• **Objective**: All records must be quoted exactly. Omit the pictures.

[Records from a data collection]
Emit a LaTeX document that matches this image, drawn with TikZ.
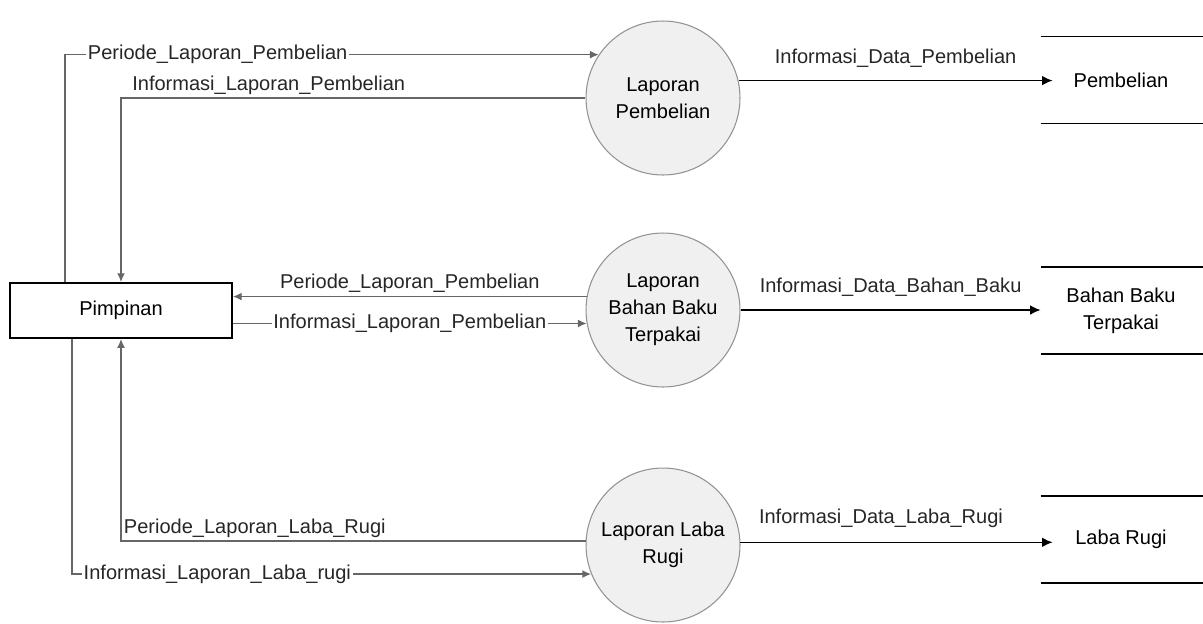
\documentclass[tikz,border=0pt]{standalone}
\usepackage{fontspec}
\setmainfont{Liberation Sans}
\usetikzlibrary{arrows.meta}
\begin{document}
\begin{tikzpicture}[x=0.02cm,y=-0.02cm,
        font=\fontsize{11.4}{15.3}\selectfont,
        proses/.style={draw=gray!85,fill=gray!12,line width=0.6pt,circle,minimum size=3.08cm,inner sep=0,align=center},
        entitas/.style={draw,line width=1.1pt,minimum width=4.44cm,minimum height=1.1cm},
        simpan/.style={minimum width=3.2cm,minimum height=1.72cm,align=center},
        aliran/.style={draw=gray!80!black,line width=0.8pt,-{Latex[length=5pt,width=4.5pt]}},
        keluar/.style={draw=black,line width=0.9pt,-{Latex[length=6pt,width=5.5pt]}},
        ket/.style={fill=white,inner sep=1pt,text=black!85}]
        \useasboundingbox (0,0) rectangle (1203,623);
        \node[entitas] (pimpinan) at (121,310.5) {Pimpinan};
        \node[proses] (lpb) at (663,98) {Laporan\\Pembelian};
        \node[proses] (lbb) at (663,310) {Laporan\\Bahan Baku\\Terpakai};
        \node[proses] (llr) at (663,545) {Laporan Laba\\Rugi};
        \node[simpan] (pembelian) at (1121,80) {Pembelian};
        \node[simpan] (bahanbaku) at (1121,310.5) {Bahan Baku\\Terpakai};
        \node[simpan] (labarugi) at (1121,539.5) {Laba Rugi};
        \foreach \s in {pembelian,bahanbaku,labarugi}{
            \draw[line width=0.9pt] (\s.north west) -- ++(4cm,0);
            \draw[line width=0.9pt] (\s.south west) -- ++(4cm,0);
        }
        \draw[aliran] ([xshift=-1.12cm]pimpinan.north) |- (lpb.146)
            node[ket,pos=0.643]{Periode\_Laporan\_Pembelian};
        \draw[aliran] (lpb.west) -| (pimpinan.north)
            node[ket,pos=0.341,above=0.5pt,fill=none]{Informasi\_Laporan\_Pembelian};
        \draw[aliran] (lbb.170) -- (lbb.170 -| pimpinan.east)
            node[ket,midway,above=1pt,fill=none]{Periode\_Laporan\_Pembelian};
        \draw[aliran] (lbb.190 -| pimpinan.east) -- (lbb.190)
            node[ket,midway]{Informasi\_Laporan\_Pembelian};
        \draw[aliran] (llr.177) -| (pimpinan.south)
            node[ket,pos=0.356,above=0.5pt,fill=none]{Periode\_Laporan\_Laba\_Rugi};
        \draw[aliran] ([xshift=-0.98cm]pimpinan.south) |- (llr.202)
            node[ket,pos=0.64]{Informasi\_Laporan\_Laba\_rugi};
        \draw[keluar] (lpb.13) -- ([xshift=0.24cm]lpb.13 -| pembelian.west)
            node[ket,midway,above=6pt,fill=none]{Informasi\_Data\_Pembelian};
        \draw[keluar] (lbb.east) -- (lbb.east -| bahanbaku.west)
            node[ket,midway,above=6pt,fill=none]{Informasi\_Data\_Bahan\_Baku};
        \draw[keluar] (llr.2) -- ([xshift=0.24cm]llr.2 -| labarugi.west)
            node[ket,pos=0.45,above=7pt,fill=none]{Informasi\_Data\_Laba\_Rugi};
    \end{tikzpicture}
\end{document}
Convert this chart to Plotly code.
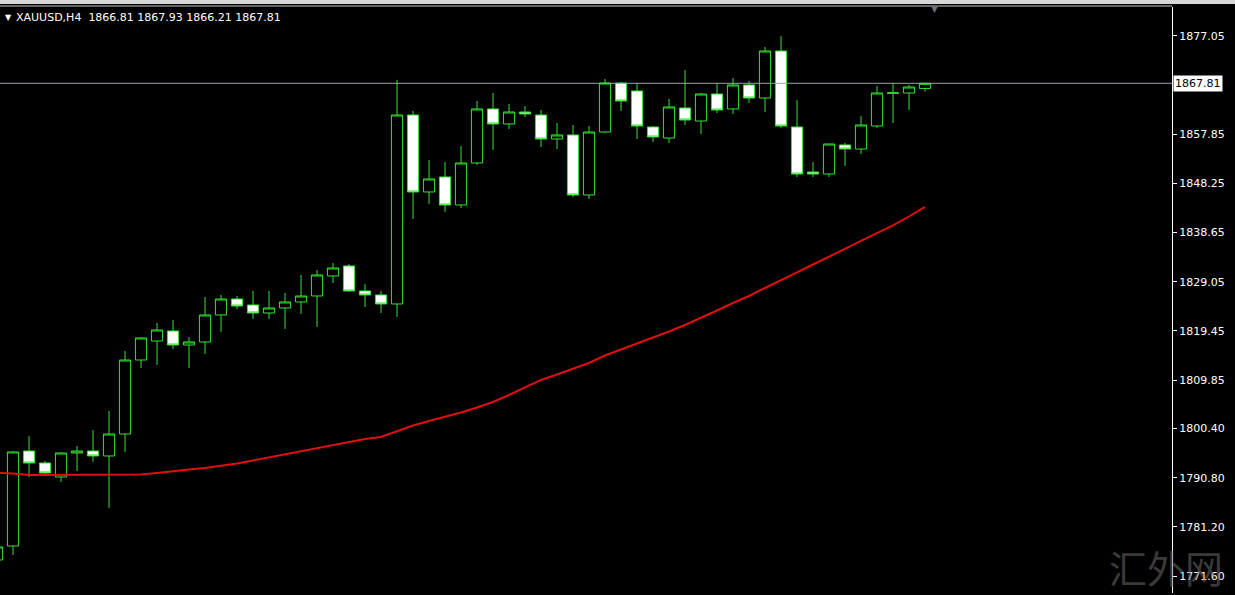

• **Exercise output**:
Emit a LaTeX document that matches this image, drawn with TikZ.
\documentclass[tikz,border=0pt]{standalone}
\usepackage{fontspec}
\setmainfont{Liberation Sans}
\usetikzlibrary{arrows.meta}
\begin{document}
\begin{tikzpicture}[x=0.02cm,y=-0.02cm,
        font=\fontsize{11.4}{15.3}\selectfont,
        proses/.style={draw=gray!85,fill=gray!12,line width=0.6pt,circle,minimum size=3.08cm,inner sep=0,align=center},
        entitas/.style={draw,line width=1.1pt,minimum width=4.44cm,minimum height=1.1cm},
        simpan/.style={minimum width=3.2cm,minimum height=1.72cm,align=center},
        aliran/.style={draw=gray!80!black,line width=0.8pt,-{Latex[length=5pt,width=4.5pt]}},
        keluar/.style={draw=black,line width=0.9pt,-{Latex[length=6pt,width=5.5pt]}},
        ket/.style={fill=white,inner sep=1pt,text=black!85}]
        \useasboundingbox (0,0) rectangle (1203,623);
        \node[entitas] (pimpinan) at (121,310.5) {Pimpinan};
        \node[proses] (lpb) at (663,98) {Laporan\\Pembelian};
        \node[proses] (lbb) at (663,310) {Laporan\\Bahan Baku\\Terpakai};
        \node[proses] (llr) at (663,545) {Laporan Laba\\Rugi};
        \node[simpan] (pembelian) at (1121,80) {Pembelian};
        \node[simpan] (bahanbaku) at (1121,310.5) {Bahan Baku\\Terpakai};
        \node[simpan] (labarugi) at (1121,539.5) {Laba Rugi};
        \foreach \s in {pembelian,bahanbaku,labarugi}{
            \draw[line width=0.9pt] (\s.north west) -- ++(4cm,0);
            \draw[line width=0.9pt] (\s.south west) -- ++(4cm,0);
        }
        \draw[aliran] ([xshift=-1.12cm]pimpinan.north) |- (lpb.146)
            node[ket,pos=0.643]{Periode\_Laporan\_Pembelian};
        \draw[aliran] (lpb.west) -| (pimpinan.north)
            node[ket,pos=0.341,above=0.5pt,fill=none]{Informasi\_Laporan\_Pembelian};
        \draw[aliran] (lbb.170) -- (lbb.170 -| pimpinan.east)
            node[ket,midway,above=1pt,fill=none]{Periode\_Laporan\_Pembelian};
        \draw[aliran] (lbb.190 -| pimpinan.east) -- (lbb.190)
            node[ket,midway]{Informasi\_Laporan\_Pembelian};
        \draw[aliran] (llr.177) -| (pimpinan.south)
            node[ket,pos=0.356,above=0.5pt,fill=none]{Periode\_Laporan\_Laba\_Rugi};
        \draw[aliran] ([xshift=-0.98cm]pimpinan.south) |- (llr.202)
            node[ket,pos=0.64]{Informasi\_Laporan\_Laba\_rugi};
        \draw[keluar] (lpb.13) -- ([xshift=0.24cm]lpb.13 -| pembelian.west)
            node[ket,midway,above=6pt,fill=none]{Informasi\_Data\_Pembelian};
        \draw[keluar] (lbb.east) -- (lbb.east -| bahanbaku.west)
            node[ket,midway,above=6pt,fill=none]{Informasi\_Data\_Bahan\_Baku};
        \draw[keluar] (llr.2) -- ([xshift=0.24cm]llr.2 -| labarugi.west)
            node[ket,pos=0.45,above=7pt,fill=none]{Informasi\_Data\_Laba\_Rugi};
    \end{tikzpicture}
\end{document}
Convert this chart to Plotly code.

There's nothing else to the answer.